Despite the impact of his work, Malthus had many critics. Not least because of the lack of evidence for many of his most central observations – that human population growths geometrically while food production only increases arithmetically for instance. Some of his most consistent critics were radicals like Marx and Engels who understood that Malthus' work was an assault on the very idea that you could improve the lot of the poor. I will deal with their criticisms elsewhere, but I would direct readers who want a brief introduction to the Marxist arguments against Malthus to the essay written on the 200th anniversary of its first publication in John Bellamy Fosters book “Ecology Against Capitalism”. [My review of that book here.]

Malthus lived in changing times. Much of the beliefs he held true would be swept away as the industrial revolution continued to transform society. The United Kingdom can easily support a population in excess of 56 million, even though he believed it impossible. There are other checks on population growth – contraception and abortion were words that the morally restrained author couldn't even consider. But the truth is, that the more educated and richer a society the lower birthrates are likely to be.

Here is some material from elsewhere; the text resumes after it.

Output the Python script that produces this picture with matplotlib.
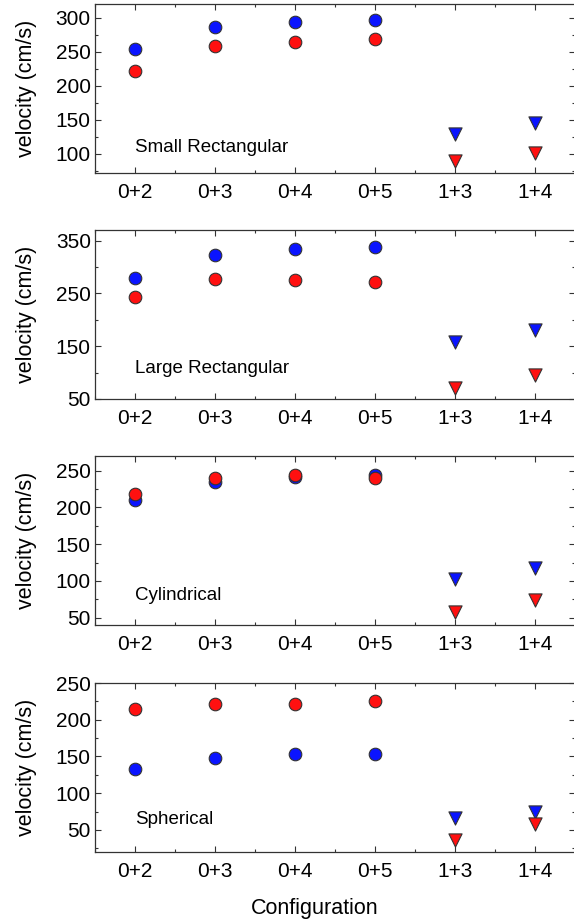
import numpy as np
import matplotlib.pyplot as plt
from matplotlib.ticker import MultipleLocator, FixedLocator

plt.rcParams['font.family'] = ['Liberation Sans', 'DejaVu Sans']

configs = ["0+2", "0+3", "0+4", "0+5", "1+3", "1+4"]
shapes = ["Small Rectangular", "Large Rectangular", "Cylindrical", "Spherical"]

# circles for 0+n configurations, triangles for 1+n
blue_circ = [[254, 286, 294, 296], [280, 323, 334, 338], [210, 235, 241, 244], [133, 148, 153, 154]]
red_circ = [[222, 259, 264, 268], [243, 278, 276, 272], [218, 240, 244, 240], [215, 222, 222, 226]]
blue_tri = [[129, 146], [158, 181], [103, 118], [66, 75]]
red_tri = [[89, 101], [70, 96], [58, 74], [36, 58]]

ylims = [(72, 320), (50, 370), (40, 270), (20, 250)]
yticks = [[100, 150, 200, 250, 300], [50, 150, 250, 350], [50, 100, 150, 200, 250], [50, 100, 150, 200, 250]]
label_y = [110, 107, 80, 64]

W, H = 574, 922
fig = plt.figure(figsize=(W / 100, H / 100), dpi=100)
tops = [4, 230, 456, 683]
ax_h = 169
edge = '#333333'

for i in range(4):
    ax = fig.add_axes([95 / W, 1 - (tops[i] + ax_h) / H, 480 / W, ax_h / H])
    xc = np.arange(4)
    xt = np.arange(4, 6)
    ax.scatter(xc, blue_circ[i], s=82, marker='o', color='#0a14ff', edgecolors=edge, linewidths=0.8, zorder=3)
    ax.scatter(xc, red_circ[i], s=82, marker='o', color='#ff1010', edgecolors=edge, linewidths=0.8, zorder=3)
    ax.scatter(xt, blue_tri[i], s=90, marker='v', color='#0a14ff', edgecolors=edge, linewidths=0.8, zorder=3)
    ax.scatter(xt, red_tri[i], s=90, marker='v', color='#ff1010', edgecolors=edge, linewidths=0.8, zorder=3)

    ax.set_xlim(-0.5, 5.5)
    ax.set_ylim(*ylims[i])
    ax.set_xticks(range(len(configs)))
    ax.set_xticklabels(configs)
    ax.xaxis.set_minor_locator(MultipleLocator(0.5))
    step = yticks[i][1] - yticks[i][0]
    ax.yaxis.set_major_locator(FixedLocator(yticks[i]))
    ax.yaxis.set_minor_locator(FixedLocator(np.arange(yticks[i][0] - step, yticks[i][-1] + step, step / 2)))
    ax.tick_params(which='both', direction='in', top=True, right=True, labelsize=15, color=edge)
    ax.tick_params(which='major', length=4, width=0.8)
    ax.tick_params(which='minor', length=2.2, width=0.8)
    ax.tick_params(axis='x', pad=7)
    ax.tick_params(axis='y', pad=3)
    for sp in ax.spines.values():
        sp.set_color(edge)
        sp.set_linewidth(0.9)

    ax.set_ylabel("velocity (cm/s)", fontsize=15.5)
    ax.yaxis.set_label_coords(-0.121, 0.5)
    ax.text(0, label_y[i], shapes[i], fontsize=13.5, va='center', ha='left')

fig.text(315 / W, 1 - 908 / H, "Configuration", fontsize=15.5, ha='center', va='center')

fig.savefig("out.png", dpi=100)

Today, Malthus is claimed by those who argue that environmental crisis can only be solved by a reduced population. But we must argue that the problem is not the number of individuals, but a social and economic system that delivers not in the interests of those people, but for the needs of big business. The biggest polluting nations per capita, are not necessarily the most highly populated. But even if they were, the danger with these neo-Malthusian arguments is that we blame the poorest in society for the situation the world is in, rather than challenging an inherently irrational system.